ここで猪木が失敗していれば、次のモハメド・アリとの異種格闘技戦がどう転んでいたかわからない。このルスカ戦こそアントニオ猪木の真骨頂、ベストマッチだった。
⑨のモハメド・アリとの世紀の一戦は、アントニオ猪木のその後の半生を決定付けた。〝鉄人〟ルー・テーズに「一度会ったら忘れられない顔」と言われた男は、アリに「ペリカン野郎」と呼ばれたことによって、世界に喧伝された。これは大きかった。
アリのファイトマネーが約18億円、猪木が約9億円、NETのテレビ放映料が約1億5000万円と、空前の興行スケールである。ちなみに最前列ロイヤル席は30万円という破格の料金だった。
もっとも、格闘技世界一決定戦と銘打ったこの試合(3分15R)は、プロレスのヒジ、ヒザ、頭による打撃技禁止というルールで興味が半減。しかも両者に決定的なポイントがなく、引き分けに終わった。試合後、〝世紀の茶番〟とか〝世紀の凡戦〟と酷評されたものだ。

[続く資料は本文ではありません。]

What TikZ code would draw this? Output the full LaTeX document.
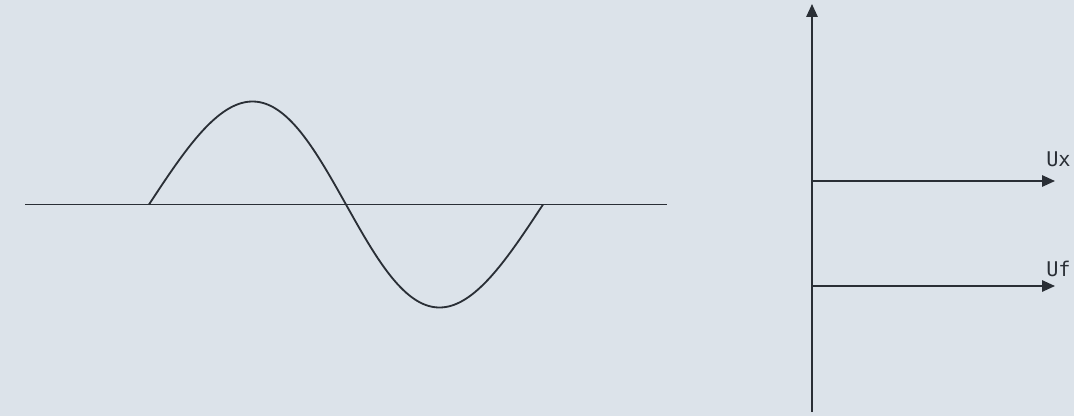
\documentclass[tikz,border=0pt]{standalone}
\usepackage{fontspec}
\setmonofont{DejaVu Sans Mono}
\usepackage{tikz}
\usetikzlibrary{arrows.meta}
\definecolor{bgcol}{HTML}{DCE3EA}
\definecolor{inkcol}{HTML}{2A2F36}

\begin{document}
\begin{tikzpicture}[x=0.025cm,y=-0.025cm,
			thin/.style={line width=1.3pt,draw=inkcol},
			wave/.style={smooth,samples=180,line width=1.3pt,draw=inkcol},
			axisarrow/.style={-{Triangle[length=3.2mm,width=2.8mm]},line width=1.3pt,draw=inkcol,fill=inkcol},
			lbl/.style={font=\ttfamily\Large,text=inkcol,inner sep=0pt,anchor=west},
			]
			% 背景
			\fill[bgcol] (0,0) rectangle (1074,416);
			\useasboundingbox (0,0) rectangle (1074,416);
			
			% 基线
			\coordinate (L0) at (25,204.5);
			\coordinate (L1) at (667,204.5);
			\draw[thin] (L0)--(L1);
			
			% 正弦波（峰略偏右，谷略偏左）
			\draw[wave,domain=0:360] plot ({149+\x/360*394+5*sin(\x)},{204.5-103*sin(\x)});
			
			% 纵轴
			\coordinate (O) at (812,412);
			\coordinate (T) at (812,4);
			\draw[axisarrow] (O)--(T);
			
			% Ux, Uf
			\coordinate (X0) at (812,181);
			\coordinate (X1) at (1055,181);
			\coordinate (F0) at (812,286);
			\coordinate (F1) at (1055,286);
			\draw[axisarrow] (X0)--(X1);
			\draw[axisarrow] (F0)--(F1);
			\node[lbl] (ux) at (1046,159) {Ux};
			\node[lbl] (uf) at (1046,269) {Uf};
		\end{tikzpicture}
\end{document}
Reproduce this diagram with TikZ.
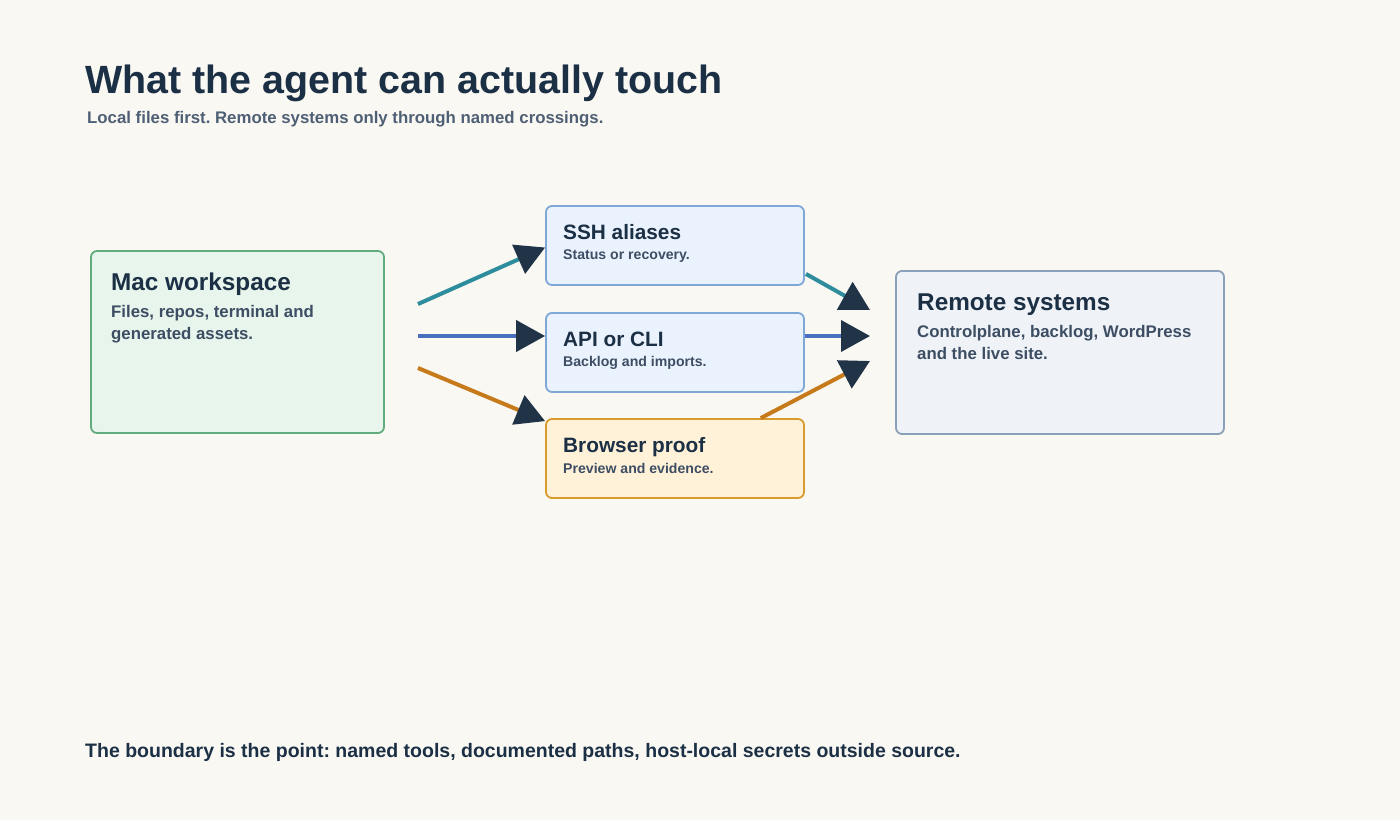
\documentclass[tikz,border=0pt]{standalone}
\usepackage{fontspec}
\setmainfont{Liberation Sans}
\usetikzlibrary{positioning,arrows.meta,calc}
\definecolor{bgpaper}{HTML}{FAF8F3}
\definecolor{inkdark}{HTML}{1B2F45}
\definecolor{inkslate}{HTML}{4F5F75}
\definecolor{inkbody}{HTML}{3D4D63}
\definecolor{macfill}{HTML}{E8F5EC}
\definecolor{macdraw}{HTML}{62AB7D}
\definecolor{xfill}{HTML}{EAF3FD}
\definecolor{xdraw}{HTML}{7FA7D8}
\definecolor{pffill}{HTML}{FFF2D8}
\definecolor{pfdraw}{HTML}{D99A2E}
\definecolor{remfill}{HTML}{EFF3F7}
\definecolor{remdraw}{HTML}{8AA0B8}
\definecolor{lnteal}{HTML}{2E8D9C}
\definecolor{lnblue}{HTML}{4A6FBE}
\definecolor{lnorange}{HTML}{C77A1A}
\definecolor{tipnavy}{HTML}{203347}
\newcommand{\twolines}[2]{\begin{tabular}[t]{@{}l@{}}#1\\#2\end{tabular}}
\frenchspacing

\begin{document}
\begin{tikzpicture}[x=1pt,y=-1pt,
  panel/.style={rectangle,rounded corners=6pt,line width=1.8pt,inner sep=0pt},
  bigbox/.style={panel,draw=#1draw,fill=#1fill},
  hd/.style={anchor=base west,inner sep=0pt,text=inkdark,font=\fontsize{24.3}{28}\selectfont\bfseries},
  sub/.style={anchor=base west,inner sep=0pt,text=inkdark,font=\fontsize{20.8}{24}\selectfont\bfseries},
  bd/.style={anchor=base west,inner sep=0pt,text=inkbody,font=\fontsize{16.8}{22}\selectfont\bfseries},
  sbd/.style={anchor=base west,inner sep=0pt,text=inkbody,font=\fontsize{14.1}{17}\selectfont\bfseries},
  ar/.style={line width=4pt,#1,-{Triangle[length=29pt,width=31pt,color=tipnavy]}}]
\useasboundingbox (0,0) rectangle (1400,820);
\fill[bgpaper] (0,0) rectangle (1400,820);
% heading
\node[anchor=base west,inner sep=0pt,text=inkdark,font=\fontsize{39.4}{46}\selectfont\bfseries] (ttl) at (85,93) {What the agent can actually touch};
\node[anchor=base west,inner sep=0pt,text=inkslate,font=\fontsize{16.8}{20}\selectfont\bfseries] (stl) at (87,123) {Local files first. Remote systems only through named crossings.};
% boxes
\node[bigbox=mac,minimum width=293pt,minimum height=182pt] (mac) at (237.5,342) {};
\node[bigbox=x,minimum width=258pt,minimum height=79pt] (ssh) at (675,245.5) {};
\node[bigbox=x,minimum width=258pt,minimum height=79pt] (api) at (675,352.5) {};
\node[bigbox=pf,minimum width=258pt,minimum height=79pt] (pf) at (675,458.5) {};
\node[bigbox=rem,minimum width=328pt,minimum height=163pt] (rem) at (1060,352.5) {};
% box texts
\node[hd] (mac-h) at (111,290) {Mac workspace};
\node[bd] (mac-b) at (111,317) {\twolines{Files, repos, terminal and}{generated assets.}};
\node[sub] (ssh-h) at (563,239) {SSH aliases};
\node[sbd] (ssh-b) at (563,259) {Status or recovery.};
\node[sub] (api-h) at (563,346) {API or CLI};
\node[sbd] (api-b) at (563,366) {Backlog and imports.};
\node[sub] (pf-h) at (563,452) {Browser proof};
\node[sbd] (pf-b) at (563,473) {Preview and evidence.};
\node[hd] (rem-h) at (917,310) {Remote systems};
\node[bd] (rem-b) at (917,337) {\twolines{Controlplane, backlog, WordPress}{and the live site.}};
% crossings
\coordinate (m1) at (418,304);
\coordinate (m2) at (418,336);
\coordinate (m3) at (418,368);
\coordinate (r1) at (870,310);
\coordinate (r2) at (870,336);
\coordinate (r3) at (870,361);
\draw[ar=lnteal] (m1) -- ([yshift=-2pt]ssh.west);
\draw[ar=lnblue] (m2) -- (m2 -| api.west);
\draw[ar=lnorange] (m3) -- ([yshift=-3pt]pf.north west);
\draw[ar=lnteal] ($(ssh.south east)+(1,-12)$) -- (r1);
\draw[ar=lnblue] (api.east |- r2) -- (r2);
\draw[ar=lnorange] ($(pf.north west)!0.83!(pf.north east)$) -- (r3);
% footer
\node[anchor=base west,inner sep=0pt,text=inkdark,font=\fontsize{19.5}{23}\selectfont\bfseries] (ftr) at (85,757) {The boundary is the point: named tools, documented paths, host-local secrets outside source.};
\end{tikzpicture}
\end{document}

しかし、アリ効果は絶大であった。スーパースター、モハメド・アリを新日本のリングにあげたことによって、〝世界の猪木〟として売り出すことになった。衛星放送、クローズド・サーキットで知名度を得たことは、プロレス&総合格闘技の海外進出に強力な武器となった。
もっとも、「絶対やれっこない」といわれたアリ戦を可能にしたリスクは、あまりにも大きかった。新日本が背負った負債は十数億円だったといわれる。

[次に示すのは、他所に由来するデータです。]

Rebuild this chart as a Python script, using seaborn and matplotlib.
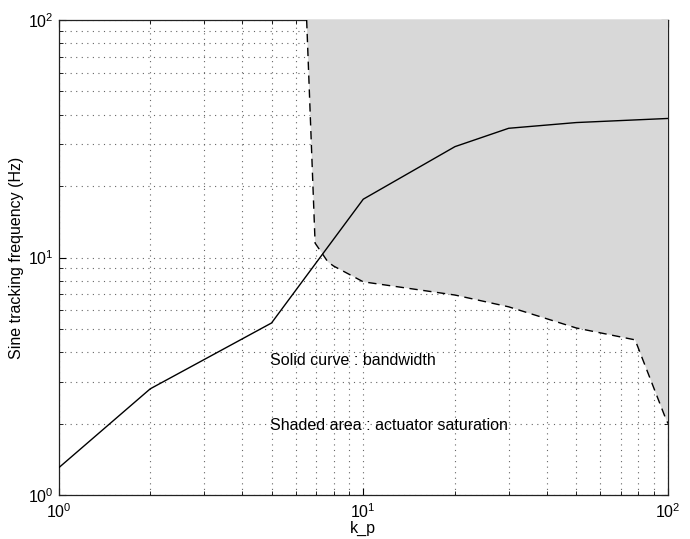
import matplotlib
matplotlib.use("Agg")
import matplotlib.pyplot as plt
import seaborn as sns
import pandas as pd
from matplotlib.ticker import LogLocator, NullFormatter

# Bandwidth of the closed loop versus proportional gain
kp_values = [1, 2, 5, 10, 20, 30, 50, 100]
bandwidth_hz = [1.3, 2.8, 5.3, 17.6, 29.3, 35.0, 37.0, 38.5]

# Lower edge of the actuator saturation region
sat_kp = [6.52, 6.95, 7.66, 8.0, 10, 20, 30, 50, 78, 97.7, 100]
sat_hz = [100, 11.5, 9.57, 9.2, 7.9, 6.95, 6.2, 5.05, 4.5, 2.14, 2.0]

sns.set_style("ticks")
plt.rcParams["font.family"] = ["Liberation Sans", "DejaVu Sans"]
plt.rcParams["xtick.direction"] = "in"
plt.rcParams["ytick.direction"] = "in"
plt.rcParams["text.color"] = "black"
plt.rcParams["axes.labelcolor"] = "black"
plt.rcParams["xtick.color"] = "black"
plt.rcParams["ytick.color"] = "black"

fig = plt.figure(figsize=(6.9, 5.39), dpi=100)
ax = fig.add_axes([0.0848, 0.0816, 0.8833, 0.8813])

ax.set_xscale("log")
ax.set_yscale("log")
ax.set_xlim(1, 100)
ax.set_ylim(1, 100)

# dotted grid on every decade and sub-decade
ax.xaxis.set_minor_locator(LogLocator(base=10, subs=range(2, 10)))
ax.yaxis.set_minor_locator(LogLocator(base=10, subs=range(2, 10)))
ax.xaxis.set_minor_formatter(NullFormatter())
ax.yaxis.set_minor_formatter(NullFormatter())
ax.grid(True, which="both", linestyle=(0, (1, 4)), color="#666666", linewidth=0.8)

# shaded saturation region
ax.fill_between(sat_kp, sat_hz, 100, facecolor="#d8d8d8", edgecolor="none",
                zorder=3)
ax.plot(sat_kp, sat_hz, color="black", linestyle=(0, (6, 4)), linewidth=1.0,
        zorder=4)

df = pd.DataFrame({"k_p": kp_values, "bw": bandwidth_hz})
sns.lineplot(data=df, x="k_p", y="bw", color="black", linewidth=1.0,
             ax=ax, zorder=5)

ax.text(4.94, 3.7, "Solid curve : bandwidth", fontsize=11.5, va="center",
        ha="left", zorder=6)
ax.text(4.94, 1.97, "Shaded area : actuator saturation", fontsize=11.5,
        va="center", ha="left", zorder=6)

ax.set_xlabel("k_p", fontsize=11.5, labelpad=0)
ax.set_ylabel("Sine tracking frequency (Hz)", fontsize=11.5, labelpad=3)
ax.tick_params(axis="both", which="major", labelsize=11.5, length=5,
               width=0.8, top=True, right=True)
ax.tick_params(axis="both", which="minor", length=3, width=0.6,
               top=True, right=True)
ax.tick_params(axis="x", pad=5)

for side in ax.spines.values():
    side.set_color("#222222")
    side.set_linewidth(0.9)

fig.savefig("out.png", dpi=100)
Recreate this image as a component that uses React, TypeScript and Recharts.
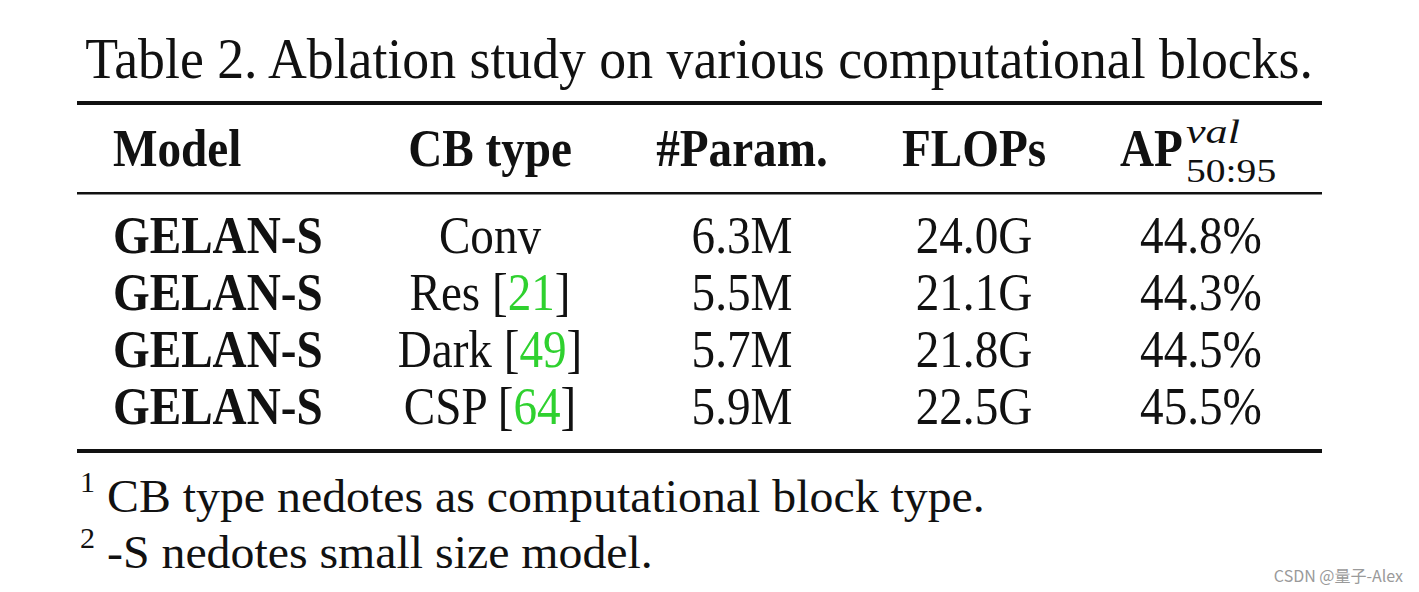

アリ戦から4か月後の10月7日、猪木は蔵前国技館でアンドレ・ザ・ジャイアントと格闘技世界一決定戦、その年12月、パキスタン・カラチ遠征(アクラム・ペールワン戦)、'77年8月2日、日本武道館で全米プロ空手王者ザ・モンスターマン戦など一連の異種格闘技戦を強行する。さらに'78年11月には、初めて欧州に遠征し、「欧州世界戦シリーズ」に出場、西ドイツで強豪ローラン・ボックと3度にわたる死闘を繰り広げるなど通常では考えられぬハードスケジュールをこなしている。すべては無理を承知の借金返済のための試合だった。
このルスカ、アリ戦以後、筆者は上司から「なかに入れ!」とデスクを命じられ、新日本の試合を見るチャンスは少なくなった。従って、'77年以降の猪木のファイトについて語る資格はない。
本来なら、'70年代のものとして、'75年12月11日、蔵前国技館における〝人間風車〟ビル・ロビンソンとのNWF世界ヘビー級決戦も、10番勝負に入れたいところである。60分フルタイム戦って引き分け、猪木が2度目の王座防衛を果たした一戦は「これぞ名勝負」と語り継がれているが、残念ながら私は見ていない。